→ **Collected material**:

────────────────────────────────────────

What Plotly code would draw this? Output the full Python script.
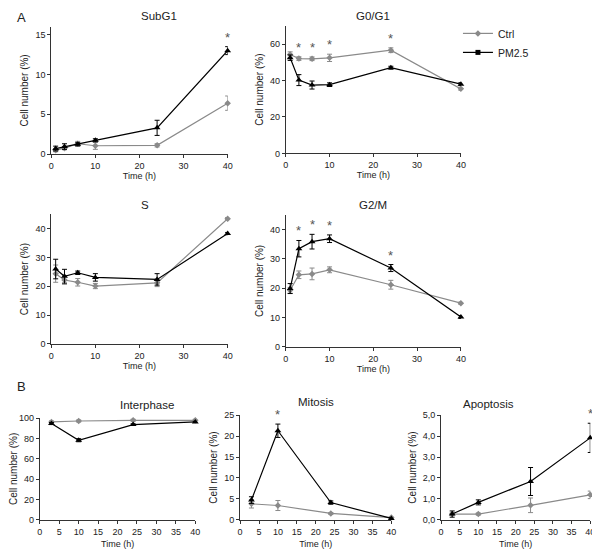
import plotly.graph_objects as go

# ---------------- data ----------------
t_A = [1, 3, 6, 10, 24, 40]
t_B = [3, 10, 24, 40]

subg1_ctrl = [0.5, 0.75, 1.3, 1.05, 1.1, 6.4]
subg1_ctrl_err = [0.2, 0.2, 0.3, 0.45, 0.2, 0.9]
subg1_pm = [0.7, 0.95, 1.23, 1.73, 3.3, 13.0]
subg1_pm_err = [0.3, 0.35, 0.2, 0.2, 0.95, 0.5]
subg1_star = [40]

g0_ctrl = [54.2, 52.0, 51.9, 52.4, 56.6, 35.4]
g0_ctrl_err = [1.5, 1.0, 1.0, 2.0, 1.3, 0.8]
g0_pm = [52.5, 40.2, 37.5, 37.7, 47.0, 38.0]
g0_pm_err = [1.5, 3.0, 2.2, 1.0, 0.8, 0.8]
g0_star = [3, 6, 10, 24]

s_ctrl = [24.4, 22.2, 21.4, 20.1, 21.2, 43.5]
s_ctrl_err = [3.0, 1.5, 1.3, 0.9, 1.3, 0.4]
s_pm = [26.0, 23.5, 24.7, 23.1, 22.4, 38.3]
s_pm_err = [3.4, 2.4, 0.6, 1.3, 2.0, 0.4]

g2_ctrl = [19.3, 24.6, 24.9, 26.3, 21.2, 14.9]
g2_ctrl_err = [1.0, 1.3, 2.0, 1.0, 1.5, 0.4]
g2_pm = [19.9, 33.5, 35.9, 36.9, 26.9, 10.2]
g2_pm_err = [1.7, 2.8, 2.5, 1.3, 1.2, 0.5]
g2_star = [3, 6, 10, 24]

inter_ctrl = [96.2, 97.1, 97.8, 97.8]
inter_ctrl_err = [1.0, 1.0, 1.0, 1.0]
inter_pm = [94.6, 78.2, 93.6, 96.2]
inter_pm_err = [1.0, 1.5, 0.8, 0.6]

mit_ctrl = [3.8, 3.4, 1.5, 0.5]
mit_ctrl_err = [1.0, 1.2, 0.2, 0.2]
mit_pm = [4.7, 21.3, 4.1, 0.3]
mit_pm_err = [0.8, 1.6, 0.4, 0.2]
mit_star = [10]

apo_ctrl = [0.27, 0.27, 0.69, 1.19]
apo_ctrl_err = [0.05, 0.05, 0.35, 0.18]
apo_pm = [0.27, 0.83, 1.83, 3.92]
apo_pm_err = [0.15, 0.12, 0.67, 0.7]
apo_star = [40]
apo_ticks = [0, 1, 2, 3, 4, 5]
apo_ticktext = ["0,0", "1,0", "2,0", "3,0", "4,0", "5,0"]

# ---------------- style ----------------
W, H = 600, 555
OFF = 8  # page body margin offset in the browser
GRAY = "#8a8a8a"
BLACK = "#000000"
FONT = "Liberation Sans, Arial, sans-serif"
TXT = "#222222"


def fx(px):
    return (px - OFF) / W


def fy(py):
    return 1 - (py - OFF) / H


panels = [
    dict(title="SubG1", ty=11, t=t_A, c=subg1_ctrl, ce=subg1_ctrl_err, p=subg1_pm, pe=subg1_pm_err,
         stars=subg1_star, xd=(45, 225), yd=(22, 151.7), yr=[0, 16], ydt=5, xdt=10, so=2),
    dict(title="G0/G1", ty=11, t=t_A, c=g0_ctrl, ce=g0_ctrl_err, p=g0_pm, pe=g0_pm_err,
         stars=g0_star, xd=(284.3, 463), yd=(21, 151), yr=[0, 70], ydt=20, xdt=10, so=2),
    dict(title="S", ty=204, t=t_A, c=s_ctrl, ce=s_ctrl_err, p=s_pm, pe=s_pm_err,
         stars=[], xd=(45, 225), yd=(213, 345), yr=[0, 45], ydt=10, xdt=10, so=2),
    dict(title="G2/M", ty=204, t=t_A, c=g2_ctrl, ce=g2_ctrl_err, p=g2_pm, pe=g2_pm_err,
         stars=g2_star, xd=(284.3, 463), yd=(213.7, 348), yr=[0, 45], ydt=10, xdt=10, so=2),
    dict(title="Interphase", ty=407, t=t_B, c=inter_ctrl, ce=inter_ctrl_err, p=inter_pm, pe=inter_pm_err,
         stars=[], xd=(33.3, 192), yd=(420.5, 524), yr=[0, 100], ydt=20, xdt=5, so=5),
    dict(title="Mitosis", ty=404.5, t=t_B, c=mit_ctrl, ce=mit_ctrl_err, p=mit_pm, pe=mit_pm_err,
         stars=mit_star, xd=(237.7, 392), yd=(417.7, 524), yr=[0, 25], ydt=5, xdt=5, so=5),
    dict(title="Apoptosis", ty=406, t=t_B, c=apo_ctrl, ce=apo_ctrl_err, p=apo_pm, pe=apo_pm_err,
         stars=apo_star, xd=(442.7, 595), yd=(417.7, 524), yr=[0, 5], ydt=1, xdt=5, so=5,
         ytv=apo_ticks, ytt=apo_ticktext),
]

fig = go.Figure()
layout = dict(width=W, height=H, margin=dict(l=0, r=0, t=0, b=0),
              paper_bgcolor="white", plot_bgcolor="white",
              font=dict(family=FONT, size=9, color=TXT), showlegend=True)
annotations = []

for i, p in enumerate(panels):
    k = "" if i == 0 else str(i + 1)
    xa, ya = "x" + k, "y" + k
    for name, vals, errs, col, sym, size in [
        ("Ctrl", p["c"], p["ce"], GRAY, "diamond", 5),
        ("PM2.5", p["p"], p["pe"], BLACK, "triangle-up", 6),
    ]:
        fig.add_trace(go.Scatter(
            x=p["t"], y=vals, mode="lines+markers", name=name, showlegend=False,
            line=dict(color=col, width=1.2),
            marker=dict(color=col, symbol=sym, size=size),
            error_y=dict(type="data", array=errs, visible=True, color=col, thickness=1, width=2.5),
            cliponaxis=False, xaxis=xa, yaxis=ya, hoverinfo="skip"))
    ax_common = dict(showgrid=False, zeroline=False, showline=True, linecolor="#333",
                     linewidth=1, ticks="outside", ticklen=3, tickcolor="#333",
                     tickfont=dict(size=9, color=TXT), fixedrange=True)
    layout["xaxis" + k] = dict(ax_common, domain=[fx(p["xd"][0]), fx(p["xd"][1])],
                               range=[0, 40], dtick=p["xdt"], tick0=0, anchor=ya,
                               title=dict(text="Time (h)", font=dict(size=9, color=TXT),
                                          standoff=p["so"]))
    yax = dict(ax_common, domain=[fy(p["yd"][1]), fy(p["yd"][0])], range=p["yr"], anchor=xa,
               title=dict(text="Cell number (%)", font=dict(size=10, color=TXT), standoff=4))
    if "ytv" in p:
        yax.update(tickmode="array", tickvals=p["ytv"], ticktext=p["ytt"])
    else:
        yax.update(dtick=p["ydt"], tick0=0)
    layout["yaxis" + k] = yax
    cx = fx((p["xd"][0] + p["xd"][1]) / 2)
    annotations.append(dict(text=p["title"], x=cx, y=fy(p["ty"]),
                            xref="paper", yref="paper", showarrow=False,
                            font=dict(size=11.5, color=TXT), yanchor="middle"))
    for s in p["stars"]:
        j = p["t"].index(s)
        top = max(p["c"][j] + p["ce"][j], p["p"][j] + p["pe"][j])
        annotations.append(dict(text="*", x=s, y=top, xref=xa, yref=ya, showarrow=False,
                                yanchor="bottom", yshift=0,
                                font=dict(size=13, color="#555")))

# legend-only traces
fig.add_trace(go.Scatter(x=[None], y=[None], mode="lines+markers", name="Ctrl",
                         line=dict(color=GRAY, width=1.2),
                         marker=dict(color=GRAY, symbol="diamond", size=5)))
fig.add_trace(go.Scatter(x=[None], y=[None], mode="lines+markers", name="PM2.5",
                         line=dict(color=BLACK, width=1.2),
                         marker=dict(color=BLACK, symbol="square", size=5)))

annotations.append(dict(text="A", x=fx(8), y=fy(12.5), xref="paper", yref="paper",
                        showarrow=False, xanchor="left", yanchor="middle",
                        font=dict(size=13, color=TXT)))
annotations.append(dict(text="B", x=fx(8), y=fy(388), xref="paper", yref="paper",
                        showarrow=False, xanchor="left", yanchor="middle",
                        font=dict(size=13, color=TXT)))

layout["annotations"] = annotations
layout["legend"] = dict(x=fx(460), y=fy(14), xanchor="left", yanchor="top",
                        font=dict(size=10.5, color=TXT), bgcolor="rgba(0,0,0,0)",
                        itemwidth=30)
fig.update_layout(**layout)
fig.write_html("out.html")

────────────────────────────────────────

→ **Requirements**: Repeat, exactly and in full, each line from the start of the data to the line that contains "return 1 - (py - OFF) / H". Pictures do not go in.

→ **Exercise output**:
What Plotly code would draw this? Output the full Python script.
import plotly.graph_objects as go

# ---------------- data ----------------
t_A = [1, 3, 6, 10, 24, 40]
t_B = [3, 10, 24, 40]

subg1_ctrl = [0.5, 0.75, 1.3, 1.05, 1.1, 6.4]
subg1_ctrl_err = [0.2, 0.2, 0.3, 0.45, 0.2, 0.9]
subg1_pm = [0.7, 0.95, 1.23, 1.73, 3.3, 13.0]
subg1_pm_err = [0.3, 0.35, 0.2, 0.2, 0.95, 0.5]
subg1_star = [40]

g0_ctrl = [54.2, 52.0, 51.9, 52.4, 56.6, 35.4]
g0_ctrl_err = [1.5, 1.0, 1.0, 2.0, 1.3, 0.8]
g0_pm = [52.5, 40.2, 37.5, 37.7, 47.0, 38.0]
g0_pm_err = [1.5, 3.0, 2.2, 1.0, 0.8, 0.8]
g0_star = [3, 6, 10, 24]

s_ctrl = [24.4, 22.2, 21.4, 20.1, 21.2, 43.5]
s_ctrl_err = [3.0, 1.5, 1.3, 0.9, 1.3, 0.4]
s_pm = [26.0, 23.5, 24.7, 23.1, 22.4, 38.3]
s_pm_err = [3.4, 2.4, 0.6, 1.3, 2.0, 0.4]

g2_ctrl = [19.3, 24.6, 24.9, 26.3, 21.2, 14.9]
g2_ctrl_err = [1.0, 1.3, 2.0, 1.0, 1.5, 0.4]
g2_pm = [19.9, 33.5, 35.9, 36.9, 26.9, 10.2]
g2_pm_err = [1.7, 2.8, 2.5, 1.3, 1.2, 0.5]
g2_star = [3, 6, 10, 24]

inter_ctrl = [96.2, 97.1, 97.8, 97.8]
inter_ctrl_err = [1.0, 1.0, 1.0, 1.0]
inter_pm = [94.6, 78.2, 93.6, 96.2]
inter_pm_err = [1.0, 1.5, 0.8, 0.6]

mit_ctrl = [3.8, 3.4, 1.5, 0.5]
mit_ctrl_err = [1.0, 1.2, 0.2, 0.2]
mit_pm = [4.7, 21.3, 4.1, 0.3]
mit_pm_err = [0.8, 1.6, 0.4, 0.2]
mit_star = [10]

apo_ctrl = [0.27, 0.27, 0.69, 1.19]
apo_ctrl_err = [0.05, 0.05, 0.35, 0.18]
apo_pm = [0.27, 0.83, 1.83, 3.92]
apo_pm_err = [0.15, 0.12, 0.67, 0.7]
apo_star = [40]
apo_ticks = [0, 1, 2, 3, 4, 5]
apo_ticktext = ["0,0", "1,0", "2,0", "3,0", "4,0", "5,0"]

# ---------------- style ----------------
W, H = 600, 555
OFF = 8  # page body margin offset in the browser
GRAY = "#8a8a8a"
BLACK = "#000000"
FONT = "Liberation Sans, Arial, sans-serif"
TXT = "#222222"


def fx(px):
    return (px - OFF) / W


def fy(py):
    return 1 - (py - OFF) / H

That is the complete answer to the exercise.